Abdul Halim

Jakarta (Metrobali.com)-

Koalisi Rakyat untuk Keadilan Perikanan (Kiara) menyatakan, Rancangan Undang-Undang Perlindungan dan Pemberdayaan Nelayan sudah sangat lama dinantikan masyarakat pesisir sehingga pengesahannya di DPR RI mesti dipercepat.

“Sudah sejak lama masyarakat pesisir menanti hadirnya RUU Perlindungan dan Pemberdayaan Nelayan,” kata Sekretaris Jenderal Kiara Abdul Halim dalam keterangan tertulis yang diterima di Jakarta, Minggu (22/2).

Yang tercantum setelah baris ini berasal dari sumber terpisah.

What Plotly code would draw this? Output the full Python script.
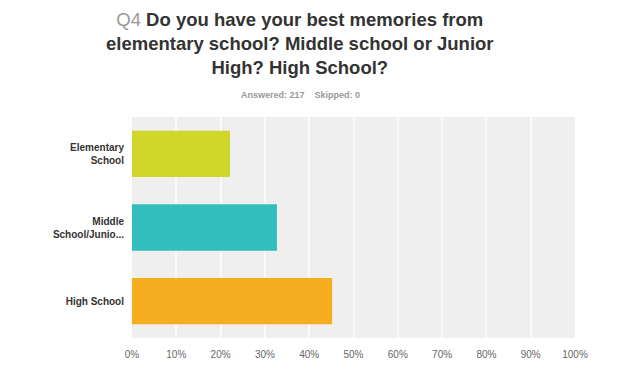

Untuk itu, menurut Abdul Halim, dengan dimasukkannya RUU Perlindungan dan Pemberdayaan Nelayan ke dalam prioritas Program Legislasi Nasional Tahun 2016 menjadi “pengobat dahaga” nelayan.

Dalam konteks tersebut, Kiara juga menyatakan akan menyerahkan naskah akademik RUU tersebut kepada DPR RI untuk dapat dibahas lebih lanjut dalam proses pembahasan perundang-undangan.

Terlebih, ia mengingatkan bahwa di dunia internasional oleh sejumlah lembaga global juga telah disetujui terkait panduan guna mengamankan perikanan berskala kecil berkelanjutan.

Hal tersebut, lanjutnya, dinilai memiliki manfaat yang penting dalam konteks ketahanan pangan dan mengentaskan kemiskinan yang terdapat di berbagai belahan dunia.

Sedangkan di Indonesia, Abdul Halim menyayangkan belum ada aturan setingkat undang-undang yang khusus untuk melindungi dan menyejahterakan nelayan.

“Sementara ancaman terhadap kelangsungan hidup dan kelestarian ekosistem laut yang menjadi wilayah tangkap ikan nelayan terus berlangsung,” tegasnya.

Sekjen Kiara juga berpendapat bahwa masyarakat pesisir kerap ditempatkan sebagai warga negara “kelas dua” dalam pengelolaan sumber daya kelautan dan perikanan di Tanah Air.

Bertolak dari hal itu, maka dalam naskah akademik yang disusun Kiara bersama dengan organisasi nelayan masyarakat sipil lainnya untuk pertama kali memberikan pengakuan atas keberadaan dan peran perempuan nelayan.

“Selama ini, keterlibatan perempuan nelayan di dalam aktivitas perikanan tidak mendapatkan ruang,” katanya.

Aspek lainnya yang juga mendapatkan perhatian dalam RUU tersebut adalah pengakuan atas keberadaan dan peran masyarakat adat di wilayah pesisir dan pulau-pulau kecil.

Hal itu, ujar dia, dilatari oleh kearifan lokal dalam pengelolaan sumber daya laut yang tidak hanya ikan, yang terbukti aktif dalam menjaga kelestarian ekosistem dan keberlanjutan sumber daya yang terkandung di dalamnya.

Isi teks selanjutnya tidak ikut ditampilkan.